The latest elected official to break what by now should be a no-brainer of a rule is State Auditor Tim Keller, who has been using a private Gmail account for some state business – although to his credit he doesn’t dispute that communications in that account are subject to the state’s Inspection of Public Records Act.

The account was set up after he was elected in November and before he had access to an official state government account. That’s just fine. But once he took office and had an official state account, the private email account should have been cut off from state business and the name, auditorkeller@gmail, changed because it gives the impression it is a government account. But Keller, a vocal advocate for transparency in government, kept using it for state work.

Keller is not the first official to be tripped up by private emails. Democratic frontrunner for president, Hillary Clinton, continues to draw fire over her use of a private email account for government business when she was secretary of state. At this point, she’s been reduced to saying the government probe into the practice isn’t technically a criminal investigation.

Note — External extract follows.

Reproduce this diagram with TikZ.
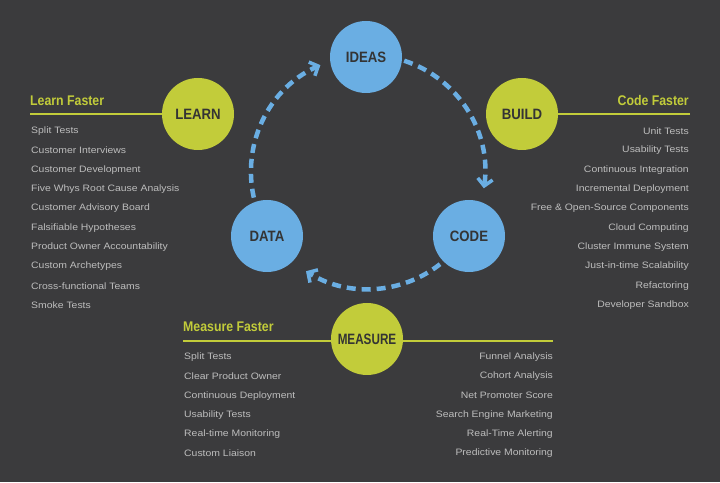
\documentclass[tikz,border=0pt]{standalone}
\usepackage{fontspec}
\setmainfont{Liberation Sans}
\usetikzlibrary{arrows.meta}
\definecolor{bg}{HTML}{3B3B3D}
\definecolor{grn}{HTML}{C2CC3A}
\definecolor{blu}{HTML}{6AAEE3}
\definecolor{dk}{HTML}{343434}
\definecolor{itm}{HTML}{BDBDBD}
\newcommand{\cnd}[1]{\scalebox{0.88}[1]{#1}}
\newcommand{\wid}[1]{\scalebox{1.12}[1]{#1}}
\begin{document}
\begin{tikzpicture}[x=1pt,y=1pt,
  stage/.style={circle,minimum size=72pt,inner sep=0pt,text=dk,font=\bfseries\fontsize{15}{15}\selectfont},
  g/.style={stage,fill=grn},
  b/.style={stage,fill=blu},
  head/.style={text=grn,font=\bfseries\fontsize{14}{14}\selectfont,inner sep=0pt},
  item/.style={text=itm,font=\fontsize{9.3}{9.3}\selectfont,inner sep=0pt},
  rule/.style={grn,line width=1.6pt},
  loop/.style={blu,line width=4.5pt,dash pattern=on 9pt off 6pt,-{Straight Barb[length=7pt,width=15pt,line width=3.5pt]}}]
\fill[bg] (0,0) rectangle (720,482);
\useasboundingbox (0,0) rectangle (720,482);
% rules
\coordinate (l1) at (30,368); \coordinate (r1) at (690,368);
\coordinate (m1) at (183,141); \coordinate (m2) at (553,141);
\draw[rule] (l1) -- (198,368);
\draw[rule] (r1) -- (522,368);
\draw[rule] (m1) -- (m2);
% circles
\node[b] (ideas) at (366,425) {\cnd{IDEAS}};
\node[g] (learn) at (198,368) {\cnd{LEARN}};
\node[g] (build) at (522,368) {\cnd{BUILD}};
\node[b] (data) at (267,246) {\cnd{DATA}};
\node[b] (code) at (469,246) {\cnd{CODE}};
\node[g] (measure) at (367,143) {\scalebox{0.78}[1]{MEASURE}};
% loop
\draw[loop] (368,310) ++(200:117) arc (200:114:117);
\draw[loop] (368,310) ++(72:117) arc (72:-8:117);
\draw[loop] (368,310) ++(-52:117) arc (-52:-122:117);
% headings
\node[head,anchor=base west] (hl) at (30,376) {\cnd{Learn Faster}};
\node[head,anchor=base east] (hr) at (689,376) {\cnd{Code Faster}};
\node[head,anchor=base west] (hm) at (183,150) {\cnd{Measure Faster}};
% items
\foreach \t [count=\i] in {Split Tests,Customer Interviews,Customer Development,Five Whys Root Cause Analysis,Customer Advisory Board,Falsifiable Hypotheses,Product Owner Accountability,Custom Archetypes,Cross-functional Teams,Smoke Tests}
  \node[item,anchor=west] (li\i) at (31,482-131-19.35*\i+19.35) {\wid{\t}};
\foreach \t [count=\i] in {Unit Tests,Usability Tests,Continuous Integration,Incremental Deployment,Free \& Open-Source Components,Cloud Computing,Cluster Immune System,Just-in-time Scalability,Refactoring,Developer Sandbox}
  \node[item,anchor=east] (ri\i) at (689,482-131-19.35*\i+19.35) {\wid{\t}};
\foreach \t [count=\i] in {Split Tests,Clear Product Owner,Continuous Deployment,Usability Tests,Real-time Monitoring,Custom Liaison}
  \node[item,anchor=west] (mi\i) at (184,482-357-19.3*\i+19.3) {\wid{\t}};
\foreach \t [count=\i] in {Funnel Analysis,Cohort Analysis,Net Promoter Score,Search Engine Marketing,Real-Time Alerting,Predictive Monitoring}
  \node[item,anchor=east] (mr\i) at (553,482-357-19.3*\i+19.3) {\wid{\t}};
\end{tikzpicture}
\end{document}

And Gov. Susana Martinez got into email hot water in 2012 when it was disclosed that members of her executive branch were using private email accounts for government business. The governor ordered the practice stopped – both for discussions and final decisions.

That is how it should be. And while Keller’s camp contends his private account was always considered official and public, using it gives the opposite impression. Keller should simply say it was a bad call and stop using it.